--- start ---
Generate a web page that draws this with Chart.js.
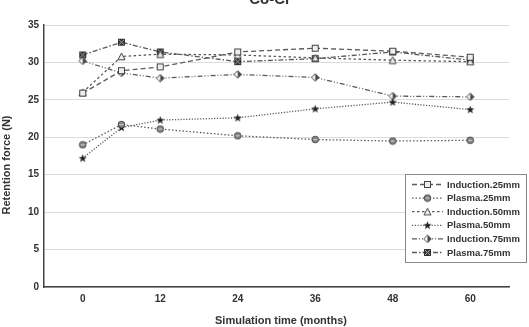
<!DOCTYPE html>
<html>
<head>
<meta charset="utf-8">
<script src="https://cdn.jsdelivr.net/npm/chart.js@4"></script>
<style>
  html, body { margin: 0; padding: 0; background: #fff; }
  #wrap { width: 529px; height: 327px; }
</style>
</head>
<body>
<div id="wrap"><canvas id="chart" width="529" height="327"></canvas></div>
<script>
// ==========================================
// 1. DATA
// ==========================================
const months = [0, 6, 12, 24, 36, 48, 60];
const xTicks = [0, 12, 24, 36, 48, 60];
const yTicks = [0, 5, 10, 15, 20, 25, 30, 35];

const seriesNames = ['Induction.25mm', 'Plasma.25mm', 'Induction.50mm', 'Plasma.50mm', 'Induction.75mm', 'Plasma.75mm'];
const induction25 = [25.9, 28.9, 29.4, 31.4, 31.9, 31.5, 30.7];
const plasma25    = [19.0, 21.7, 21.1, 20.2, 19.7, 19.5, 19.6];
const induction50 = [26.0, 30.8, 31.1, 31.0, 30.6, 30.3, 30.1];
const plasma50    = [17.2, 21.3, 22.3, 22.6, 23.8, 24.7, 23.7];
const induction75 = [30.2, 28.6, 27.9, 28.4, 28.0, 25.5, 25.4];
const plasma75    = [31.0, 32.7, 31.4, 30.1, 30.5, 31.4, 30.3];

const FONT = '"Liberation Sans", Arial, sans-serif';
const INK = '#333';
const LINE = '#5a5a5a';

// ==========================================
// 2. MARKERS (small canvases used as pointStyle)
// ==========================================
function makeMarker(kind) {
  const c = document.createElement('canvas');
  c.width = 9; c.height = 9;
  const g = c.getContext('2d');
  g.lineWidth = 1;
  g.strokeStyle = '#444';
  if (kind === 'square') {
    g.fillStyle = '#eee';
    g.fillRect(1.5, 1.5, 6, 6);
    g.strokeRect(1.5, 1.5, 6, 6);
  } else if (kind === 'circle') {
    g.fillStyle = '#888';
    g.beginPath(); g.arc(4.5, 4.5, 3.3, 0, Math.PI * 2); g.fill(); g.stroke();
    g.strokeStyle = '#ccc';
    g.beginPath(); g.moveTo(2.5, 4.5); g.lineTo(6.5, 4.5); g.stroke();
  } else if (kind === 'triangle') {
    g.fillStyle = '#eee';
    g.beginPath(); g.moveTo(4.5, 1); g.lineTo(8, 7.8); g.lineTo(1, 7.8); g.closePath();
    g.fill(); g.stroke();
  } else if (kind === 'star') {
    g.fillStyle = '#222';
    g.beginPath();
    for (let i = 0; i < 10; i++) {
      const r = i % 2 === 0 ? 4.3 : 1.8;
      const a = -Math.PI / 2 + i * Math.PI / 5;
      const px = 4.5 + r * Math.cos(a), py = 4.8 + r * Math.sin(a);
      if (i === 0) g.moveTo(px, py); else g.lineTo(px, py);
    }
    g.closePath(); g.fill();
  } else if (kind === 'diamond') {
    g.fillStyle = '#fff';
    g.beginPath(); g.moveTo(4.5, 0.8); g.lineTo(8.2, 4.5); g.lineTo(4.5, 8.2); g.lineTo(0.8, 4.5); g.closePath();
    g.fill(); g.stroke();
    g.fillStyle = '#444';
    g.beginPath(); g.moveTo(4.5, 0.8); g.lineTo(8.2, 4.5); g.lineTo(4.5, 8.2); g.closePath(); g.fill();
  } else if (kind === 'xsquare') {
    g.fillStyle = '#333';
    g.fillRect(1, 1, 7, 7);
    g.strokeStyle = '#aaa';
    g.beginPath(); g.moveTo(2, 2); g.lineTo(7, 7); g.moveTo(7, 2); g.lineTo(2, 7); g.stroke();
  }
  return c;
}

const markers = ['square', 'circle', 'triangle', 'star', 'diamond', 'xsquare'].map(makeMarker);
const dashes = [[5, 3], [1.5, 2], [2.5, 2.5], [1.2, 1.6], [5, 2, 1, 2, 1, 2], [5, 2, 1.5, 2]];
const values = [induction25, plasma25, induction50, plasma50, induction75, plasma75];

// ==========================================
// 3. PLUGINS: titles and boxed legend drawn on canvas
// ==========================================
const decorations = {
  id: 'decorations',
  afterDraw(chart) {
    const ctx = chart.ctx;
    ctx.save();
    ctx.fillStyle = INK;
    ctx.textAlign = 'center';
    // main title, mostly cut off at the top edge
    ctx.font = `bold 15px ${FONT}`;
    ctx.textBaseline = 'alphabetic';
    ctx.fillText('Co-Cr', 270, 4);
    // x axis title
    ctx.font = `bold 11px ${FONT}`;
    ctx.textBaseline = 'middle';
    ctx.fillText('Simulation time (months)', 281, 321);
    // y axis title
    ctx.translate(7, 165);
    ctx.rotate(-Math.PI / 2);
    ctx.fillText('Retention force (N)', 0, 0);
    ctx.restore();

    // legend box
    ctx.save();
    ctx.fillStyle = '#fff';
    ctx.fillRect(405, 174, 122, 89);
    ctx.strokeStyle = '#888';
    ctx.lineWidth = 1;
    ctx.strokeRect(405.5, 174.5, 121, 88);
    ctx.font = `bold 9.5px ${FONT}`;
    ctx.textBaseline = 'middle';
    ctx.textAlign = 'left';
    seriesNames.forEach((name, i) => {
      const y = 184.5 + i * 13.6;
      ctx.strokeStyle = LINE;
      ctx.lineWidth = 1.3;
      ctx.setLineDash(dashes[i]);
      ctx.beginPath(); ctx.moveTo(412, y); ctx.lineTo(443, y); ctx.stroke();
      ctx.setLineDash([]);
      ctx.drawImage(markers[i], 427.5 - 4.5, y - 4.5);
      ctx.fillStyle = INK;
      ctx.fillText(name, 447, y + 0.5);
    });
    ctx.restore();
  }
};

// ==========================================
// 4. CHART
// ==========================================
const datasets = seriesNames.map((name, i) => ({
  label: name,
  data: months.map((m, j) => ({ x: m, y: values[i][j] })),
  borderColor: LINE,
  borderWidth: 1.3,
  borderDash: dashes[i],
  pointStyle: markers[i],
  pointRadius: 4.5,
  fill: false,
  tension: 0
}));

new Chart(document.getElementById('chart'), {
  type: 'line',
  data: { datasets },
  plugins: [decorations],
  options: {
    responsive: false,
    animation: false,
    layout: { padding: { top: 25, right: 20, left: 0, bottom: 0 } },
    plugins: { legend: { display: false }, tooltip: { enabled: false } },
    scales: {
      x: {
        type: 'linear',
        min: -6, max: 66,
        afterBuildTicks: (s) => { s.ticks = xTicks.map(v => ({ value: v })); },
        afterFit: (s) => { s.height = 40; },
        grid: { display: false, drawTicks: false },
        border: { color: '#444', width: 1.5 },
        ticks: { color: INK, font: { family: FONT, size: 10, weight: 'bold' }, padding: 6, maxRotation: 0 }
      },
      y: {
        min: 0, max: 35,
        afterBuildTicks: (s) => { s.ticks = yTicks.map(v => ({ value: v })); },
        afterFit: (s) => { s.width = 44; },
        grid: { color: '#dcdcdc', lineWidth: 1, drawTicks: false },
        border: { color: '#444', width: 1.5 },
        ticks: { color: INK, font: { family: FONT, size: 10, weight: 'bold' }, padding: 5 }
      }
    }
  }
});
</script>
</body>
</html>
--- end ---
=== What needs to be done ===
Give every line back word for word and leave the pictures out.

=== Result for this task ===
Generate a web page that draws this with Chart.js.
<!DOCTYPE html>
<html>
<head>
<meta charset="utf-8">
<script src="https://cdn.jsdelivr.net/npm/chart.js@4"></script>
<style>
  html, body { margin: 0; padding: 0; background: #fff; }
  #wrap { width: 529px; height: 327px; }
</style>
</head>
<body>
<div id="wrap"><canvas id="chart" width="529" height="327"></canvas></div>
<script>
// ==========================================
// 1. DATA
// ==========================================
const months = [0, 6, 12, 24, 36, 48, 60];
const xTicks = [0, 12, 24, 36, 48, 60];
const yTicks = [0, 5, 10, 15, 20, 25, 30, 35];

const seriesNames = ['Induction.25mm', 'Plasma.25mm', 'Induction.50mm', 'Plasma.50mm', 'Induction.75mm', 'Plasma.75mm'];
const induction25 = [25.9, 28.9, 29.4, 31.4, 31.9, 31.5, 30.7];
const plasma25    = [19.0, 21.7, 21.1, 20.2, 19.7, 19.5, 19.6];
const induction50 = [26.0, 30.8, 31.1, 31.0, 30.6, 30.3, 30.1];
const plasma50    = [17.2, 21.3, 22.3, 22.6, 23.8, 24.7, 23.7];
const induction75 = [30.2, 28.6, 27.9, 28.4, 28.0, 25.5, 25.4];
const plasma75    = [31.0, 32.7, 31.4, 30.1, 30.5, 31.4, 30.3];

const FONT = '"Liberation Sans", Arial, sans-serif';
const INK = '#333';
const LINE = '#5a5a5a';

// ==========================================
// 2. MARKERS (small canvases used as pointStyle)
// ==========================================
function makeMarker(kind) {
  const c = document.createElement('canvas');
  c.width = 9; c.height = 9;
  const g = c.getContext('2d');
  g.lineWidth = 1;
  g.strokeStyle = '#444';
  if (kind === 'square') {
    g.fillStyle = '#eee';
    g.fillRect(1.5, 1.5, 6, 6);
    g.strokeRect(1.5, 1.5, 6, 6);
  } else if (kind === 'circle') {
    g.fillStyle = '#888';
    g.beginPath(); g.arc(4.5, 4.5, 3.3, 0, Math.PI * 2); g.fill(); g.stroke();
    g.strokeStyle = '#ccc';
    g.beginPath(); g.moveTo(2.5, 4.5); g.lineTo(6.5, 4.5); g.stroke();
  } else if (kind === 'triangle') {
    g.fillStyle = '#eee';
    g.beginPath(); g.moveTo(4.5, 1); g.lineTo(8, 7.8); g.lineTo(1, 7.8); g.closePath();
    g.fill(); g.stroke();
  } else if (kind === 'star') {
    g.fillStyle = '#222';
    g.beginPath();
    for (let i = 0; i < 10; i++) {
      const r = i % 2 === 0 ? 4.3 : 1.8;
      const a = -Math.PI / 2 + i * Math.PI / 5;
      const px = 4.5 + r * Math.cos(a), py = 4.8 + r * Math.sin(a);
      if (i === 0) g.moveTo(px, py); else g.lineTo(px, py);
    }
    g.closePath(); g.fill();
  } else if (kind === 'diamond') {
    g.fillStyle = '#fff';
    g.beginPath(); g.moveTo(4.5, 0.8); g.lineTo(8.2, 4.5); g.lineTo(4.5, 8.2); g.lineTo(0.8, 4.5); g.closePath();
    g.fill(); g.stroke();
    g.fillStyle = '#444';
    g.beginPath(); g.moveTo(4.5, 0.8); g.lineTo(8.2, 4.5); g.lineTo(4.5, 8.2); g.closePath(); g.fill();
  } else if (kind === 'xsquare') {
    g.fillStyle = '#333';
    g.fillRect(1, 1, 7, 7);
    g.strokeStyle = '#aaa';
    g.beginPath(); g.moveTo(2, 2); g.lineTo(7, 7); g.moveTo(7, 2); g.lineTo(2, 7); g.stroke();
  }
  return c;
}

const markers = ['square', 'circle', 'triangle', 'star', 'diamond', 'xsquare'].map(makeMarker);
const dashes = [[5, 3], [1.5, 2], [2.5, 2.5], [1.2, 1.6], [5, 2, 1, 2, 1, 2], [5, 2, 1.5, 2]];
const values = [induction25, plasma25, induction50, plasma50, induction75, plasma75];

// ==========================================
// 3. PLUGINS: titles and boxed legend drawn on canvas
// ==========================================
const decorations = {
  id: 'decorations',
  afterDraw(chart) {
    const ctx = chart.ctx;
    ctx.save();
    ctx.fillStyle = INK;
    ctx.textAlign = 'center';
    // main title, mostly cut off at the top edge
    ctx.font = `bold 15px ${FONT}`;
    ctx.textBaseline = 'alphabetic';
    ctx.fillText('Co-Cr', 270, 4);
    // x axis title
    ctx.font = `bold 11px ${FONT}`;
    ctx.textBaseline = 'middle';
    ctx.fillText('Simulation time (months)', 281, 321);
    // y axis title
    ctx.translate(7, 165);
    ctx.rotate(-Math.PI / 2);
    ctx.fillText('Retention force (N)', 0, 0);
    ctx.restore();

    // legend box
    ctx.save();
    ctx.fillStyle = '#fff';
    ctx.fillRect(405, 174, 122, 89);
    ctx.strokeStyle = '#888';
    ctx.lineWidth = 1;
    ctx.strokeRect(405.5, 174.5, 121, 88);
    ctx.font = `bold 9.5px ${FONT}`;
    ctx.textBaseline = 'middle';
    ctx.textAlign = 'left';
    seriesNames.forEach((name, i) => {
      const y = 184.5 + i * 13.6;
      ctx.strokeStyle = LINE;
      ctx.lineWidth = 1.3;
      ctx.setLineDash(dashes[i]);
      ctx.beginPath(); ctx.moveTo(412, y); ctx.lineTo(443, y); ctx.stroke();
      ctx.setLineDash([]);
      ctx.drawImage(markers[i], 427.5 - 4.5, y - 4.5);
      ctx.fillStyle = INK;
      ctx.fillText(name, 447, y + 0.5);
    });
    ctx.restore();
  }
};

// ==========================================
// 4. CHART
// ==========================================
const datasets = seriesNames.map((name, i) => ({
  label: name,
  data: months.map((m, j) => ({ x: m, y: values[i][j] })),
  borderColor: LINE,
  borderWidth: 1.3,
  borderDash: dashes[i],
  pointStyle: markers[i],
  pointRadius: 4.5,
  fill: false,
  tension: 0
}));

new Chart(document.getElementById('chart'), {
  type: 'line',
  data: { datasets },
  plugins: [decorations],
  options: {
    responsive: false,
    animation: false,
    layout: { padding: { top: 25, right: 20, left: 0, bottom: 0 } },
    plugins: { legend: { display: false }, tooltip: { enabled: false } },
    scales: {
      x: {
        type: 'linear',
        min: -6, max: 66,
        afterBuildTicks: (s) => { s.ticks = xTicks.map(v => ({ value: v })); },
        afterFit: (s) => { s.height = 40; },
        grid: { display: false, drawTicks: false },
        border: { color: '#444', width: 1.5 },
        ticks: { color: INK, font: { family: FONT, size: 10, weight: 'bold' }, padding: 6, maxRotation: 0 }
      },
      y: {
        min: 0, max: 35,
        afterBuildTicks: (s) => { s.ticks = yTicks.map(v => ({ value: v })); },
        afterFit: (s) => { s.width = 44; },
        grid: { color: '#dcdcdc', lineWidth: 1, drawTicks: false },
        border: { color: '#444', width: 1.5 },
        ticks: { color: INK, font: { family: FONT, size: 10, weight: 'bold' }, padding: 5 }
      }
    }
  }
});
</script>
</body>
</html>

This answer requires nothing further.